In 1914, following the composer's death, his Executors published an announcement in The Musical Times to the effect that they were

"prepared to grant licences to approved applicants (under certain restrictions) to orchestrate [Gaul's The Bard of Avon] for a public performance; and are further prepared to send to any performance so arranged a qualified representative who shall be empowered in due course to make an offer, up to £50, for the most approved Full Score; or, if preferred, to arrange for the purchase of the full score on the basis of a Royalty payable on the Sales of the Vocal Score. In the event of any Score made under any such licence not being acquired by the Executors, nothing contained in this advertisement, or in the licence, is to be taken to confer any right of publication or of public performance, or any copyright whatever in respect of such Score."

In the event, the work was orchestrated by Julius Harrison. Scholes reported the enormous number of vocal scores of Gaul's choral works which were sold by Novello and concluded that

"Decidedly Gaul was a 'best-seller'!"

Gaul married Charlotte Cory and they had six children.

==Works (selective list)==

===Operetta===

- 1893 - The Legend of the Wood, juvenile operetta
- 1899 - The Elfin Hill, juvenile operetta
- 1899 - The Hare and the Tortoise; or, Slow and Steady Wins the Race, juvenile operetta

===Orchestral===

- 1909 - Suite No.1

===Choral and vocal===

====Major works====

- 1861 - Hezekiah, oratorio (Amateur Harmonic Association, Town Hall, Birmingham, 29 November 1861)
- 1881 - Ruth, harvest pastoral, Op.34 (Festival Choir of the Birmingham Sunday-School Union, Town Hall, Birmingham, 3 October 1881)
- 1882 - The Holy City, cantata, Op.36 (Birmingham Festival, 30 August 1882)
- 1883 - Passion Service for the Season of Lent (Passion Music), Op.37
- 1887 - Joan of Arc, cantata, Op.41 (Birmingham Festival Choral Society, Birmingham, 13 October 1887)
- 1887 - The Children, part-song
- 1890 - The Ten Virgins, cantata, Op.42 (a selection with piano accompaniment, Town Hall, Birmingham, 13 September 1890)
- 1892 - Israel in the Wilderness, cantata, Op.43 (Crystal Palace, London, 9 July 1892)
- 1893 - Una, cantata, Op.45 (Norwich Festival, 4 October 1893)
- 1895 - Around the Winter Fire, Christmas cantata for female voices and piano
- 1897 - Toilers of the Deep, cantata for female voices
- 1901 - Prologue to The Holy City, Op.36
- 1903 - Prince of Peace, cantata
- 1904 - The Centurion's Servant, sacred cantata
- 1914 - The Bard of Avon, Shakespearian suite for solo voices and chorus, with orchestral accompaniment by Julius Harrison (Birmingham Choral and Orchestral Association, Town Hall, Birmingham, 14 November 1914)

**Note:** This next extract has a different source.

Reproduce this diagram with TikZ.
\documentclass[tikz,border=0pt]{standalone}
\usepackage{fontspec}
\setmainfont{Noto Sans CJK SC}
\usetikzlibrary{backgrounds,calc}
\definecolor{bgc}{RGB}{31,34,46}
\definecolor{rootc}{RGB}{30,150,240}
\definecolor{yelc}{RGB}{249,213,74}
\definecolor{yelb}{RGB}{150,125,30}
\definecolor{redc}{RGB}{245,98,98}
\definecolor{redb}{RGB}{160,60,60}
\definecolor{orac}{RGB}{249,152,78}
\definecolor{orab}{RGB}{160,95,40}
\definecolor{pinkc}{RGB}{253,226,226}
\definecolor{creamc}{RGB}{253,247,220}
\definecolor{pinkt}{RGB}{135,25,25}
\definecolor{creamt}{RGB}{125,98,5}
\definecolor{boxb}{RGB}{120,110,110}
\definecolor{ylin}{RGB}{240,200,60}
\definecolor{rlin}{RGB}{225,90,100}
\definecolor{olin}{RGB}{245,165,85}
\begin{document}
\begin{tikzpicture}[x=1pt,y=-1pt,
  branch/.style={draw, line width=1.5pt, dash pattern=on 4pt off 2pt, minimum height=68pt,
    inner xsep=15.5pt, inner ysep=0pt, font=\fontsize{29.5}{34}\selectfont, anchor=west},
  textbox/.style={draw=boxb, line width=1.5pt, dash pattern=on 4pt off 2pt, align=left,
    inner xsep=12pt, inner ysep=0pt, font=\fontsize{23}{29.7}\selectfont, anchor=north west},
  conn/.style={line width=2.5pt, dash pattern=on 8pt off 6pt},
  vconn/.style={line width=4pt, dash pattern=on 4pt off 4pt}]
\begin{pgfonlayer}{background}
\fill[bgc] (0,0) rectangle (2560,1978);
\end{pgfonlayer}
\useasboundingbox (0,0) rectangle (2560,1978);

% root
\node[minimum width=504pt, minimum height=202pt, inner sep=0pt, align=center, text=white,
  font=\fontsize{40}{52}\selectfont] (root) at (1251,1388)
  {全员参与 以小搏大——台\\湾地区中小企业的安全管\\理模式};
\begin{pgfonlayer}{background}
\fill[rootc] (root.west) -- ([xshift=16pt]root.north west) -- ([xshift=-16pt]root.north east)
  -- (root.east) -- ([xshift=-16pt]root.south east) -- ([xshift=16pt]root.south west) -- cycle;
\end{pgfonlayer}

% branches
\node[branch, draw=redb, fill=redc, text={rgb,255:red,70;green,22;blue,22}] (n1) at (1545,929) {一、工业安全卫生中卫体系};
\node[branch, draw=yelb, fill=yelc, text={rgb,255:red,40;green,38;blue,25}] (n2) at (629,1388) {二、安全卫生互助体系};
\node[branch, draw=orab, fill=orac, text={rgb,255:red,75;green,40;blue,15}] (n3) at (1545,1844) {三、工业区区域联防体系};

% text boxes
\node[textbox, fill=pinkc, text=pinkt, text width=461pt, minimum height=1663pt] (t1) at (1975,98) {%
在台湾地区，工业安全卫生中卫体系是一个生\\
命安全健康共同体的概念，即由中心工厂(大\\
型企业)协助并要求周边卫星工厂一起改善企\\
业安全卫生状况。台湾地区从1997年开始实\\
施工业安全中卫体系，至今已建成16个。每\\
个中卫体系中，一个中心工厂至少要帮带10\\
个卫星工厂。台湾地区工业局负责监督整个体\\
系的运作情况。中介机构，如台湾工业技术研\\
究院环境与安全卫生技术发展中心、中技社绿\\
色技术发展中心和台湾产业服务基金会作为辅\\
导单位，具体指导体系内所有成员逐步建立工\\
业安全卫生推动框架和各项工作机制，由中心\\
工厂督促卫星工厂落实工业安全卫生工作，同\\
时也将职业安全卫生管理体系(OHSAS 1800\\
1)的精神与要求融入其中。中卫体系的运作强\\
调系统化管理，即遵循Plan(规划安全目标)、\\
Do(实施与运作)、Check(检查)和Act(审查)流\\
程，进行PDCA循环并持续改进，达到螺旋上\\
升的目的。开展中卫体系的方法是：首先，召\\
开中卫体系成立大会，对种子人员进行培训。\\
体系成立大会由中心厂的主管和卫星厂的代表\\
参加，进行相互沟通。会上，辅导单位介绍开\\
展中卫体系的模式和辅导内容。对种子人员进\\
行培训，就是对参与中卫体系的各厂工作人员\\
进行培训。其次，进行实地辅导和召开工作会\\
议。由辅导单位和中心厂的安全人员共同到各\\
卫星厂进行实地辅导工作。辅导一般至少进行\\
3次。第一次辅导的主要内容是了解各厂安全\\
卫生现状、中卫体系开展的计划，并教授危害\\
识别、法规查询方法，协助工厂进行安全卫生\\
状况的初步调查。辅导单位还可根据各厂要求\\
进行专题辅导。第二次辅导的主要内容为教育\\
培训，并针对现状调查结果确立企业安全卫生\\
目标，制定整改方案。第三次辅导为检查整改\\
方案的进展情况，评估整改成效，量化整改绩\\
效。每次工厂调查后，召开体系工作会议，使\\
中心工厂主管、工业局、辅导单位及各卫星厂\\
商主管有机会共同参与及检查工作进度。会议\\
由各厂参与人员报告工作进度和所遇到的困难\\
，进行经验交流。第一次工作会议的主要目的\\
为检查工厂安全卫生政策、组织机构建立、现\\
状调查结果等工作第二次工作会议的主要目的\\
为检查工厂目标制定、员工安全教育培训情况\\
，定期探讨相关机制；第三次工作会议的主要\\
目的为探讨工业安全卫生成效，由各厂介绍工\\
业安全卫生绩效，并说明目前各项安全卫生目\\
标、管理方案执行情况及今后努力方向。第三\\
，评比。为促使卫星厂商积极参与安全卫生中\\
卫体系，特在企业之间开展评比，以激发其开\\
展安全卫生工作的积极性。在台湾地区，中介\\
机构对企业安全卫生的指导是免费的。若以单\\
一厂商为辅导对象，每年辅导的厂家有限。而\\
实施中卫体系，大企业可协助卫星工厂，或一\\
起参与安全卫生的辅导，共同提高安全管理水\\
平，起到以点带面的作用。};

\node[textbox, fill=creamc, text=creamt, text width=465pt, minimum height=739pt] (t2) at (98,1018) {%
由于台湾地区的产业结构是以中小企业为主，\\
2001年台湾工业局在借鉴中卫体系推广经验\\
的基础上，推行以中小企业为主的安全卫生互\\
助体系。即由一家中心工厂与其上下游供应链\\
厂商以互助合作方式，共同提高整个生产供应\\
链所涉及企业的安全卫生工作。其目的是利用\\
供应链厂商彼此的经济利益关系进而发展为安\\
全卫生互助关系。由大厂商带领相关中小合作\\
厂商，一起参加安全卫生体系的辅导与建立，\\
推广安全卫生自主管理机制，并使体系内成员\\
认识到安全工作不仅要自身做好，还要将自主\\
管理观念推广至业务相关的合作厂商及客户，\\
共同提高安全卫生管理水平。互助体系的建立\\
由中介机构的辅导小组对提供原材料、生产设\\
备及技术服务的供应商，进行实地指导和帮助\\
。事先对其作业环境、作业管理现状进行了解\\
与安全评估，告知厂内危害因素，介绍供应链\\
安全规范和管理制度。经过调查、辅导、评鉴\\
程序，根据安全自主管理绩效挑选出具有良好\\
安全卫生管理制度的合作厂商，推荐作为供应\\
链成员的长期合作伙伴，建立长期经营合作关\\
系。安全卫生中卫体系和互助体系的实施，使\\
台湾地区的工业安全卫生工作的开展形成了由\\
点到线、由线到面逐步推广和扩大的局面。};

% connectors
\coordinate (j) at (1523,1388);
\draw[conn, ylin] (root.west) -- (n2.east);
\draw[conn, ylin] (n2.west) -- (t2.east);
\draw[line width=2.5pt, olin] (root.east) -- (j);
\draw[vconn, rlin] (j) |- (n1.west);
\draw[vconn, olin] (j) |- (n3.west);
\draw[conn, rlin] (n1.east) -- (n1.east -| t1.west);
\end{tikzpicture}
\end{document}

====Anthems and other smaller sacred works====

- 1865 - Blessed is the man (Psalm 1)
- 1886 - Praise ye the Lord (Psalm 150) (St Paul's Cathedral, London, 1886)
- 1905 - Office for the Holy Communion in F
- 1887 - Blessed be the Lord God of Israel, anthem, Op.26
- 1886 - Yule-tide, carol for church use

====Part-songs and other smaller secular works====

- 1875 - The Shipwreck, glee, Op.11
- 1876 - The Silent Land, part-song, Op.21
- 1882 - Old Neptune, part-song
- 1886 - The Birds, six trios for treble voices, Op.40
- 1885 - Lord Ullin's Daughter, descriptive choral song for male voices
- 1894 - The Harvest Feast, part-song
- 1892 - A Song of Life, ode to music for chorus, Op.44
- 1897 - The Union Jack, unison song for chorus and orchestra
- 1903 - The Singers, part-song
- 1864 - Oh for the Swords of former time, part-song

===Instrumental===

- 1876 - The Tournament, march for piano, Op.22
- 1876 - Welcome to our Prince, marche triomphale for piano, Op.24
- 1879 - Continental Sketches, for piano, Op.30
- 1889 - Harold, march for piano
- Piano Sonata in B flat minor

===Songs===

- 1865 - Six Sacred Songs, Op.4
- 1885 - The Months, twelve songs for soprano, contralto and piano, Op.38
- 1895 - Midland Songs
- 1896 - Six Action Songs
- 1908 - Six Songs for voices of medium compass and for school use

==Scores and manuscripts==

Novello, Ewer & Co., London, published vocal scores of Around the Winter Fire, The Bard of Avon, The Elfin Hill, The Hare and the Tortoise, The Holy City, Israel in the Wilderness, Joan of Arc, The Legend of the Wood, The Passion Service, The Prince of Peace, Ruth, A Song of Life, The Ten Virgins, Toilers of the Deep and Una together with orchestral parts for The Union Jack and piano arrangements of the Gavotte and Musette from Suite No.1.

Autograph scores of Around the Winter Fire, Dance of the Elves, Dance of the Reapers, The Holy City, Israel in the Wilderness, Joan of Arc, The Passion Service, Praise ye the Lord, Ruth, A Song of Life, The Ten Virgins, Una, The Union Jack and Yule-tide are held by the Library of the Royal College of Music (Add. Mss 5086).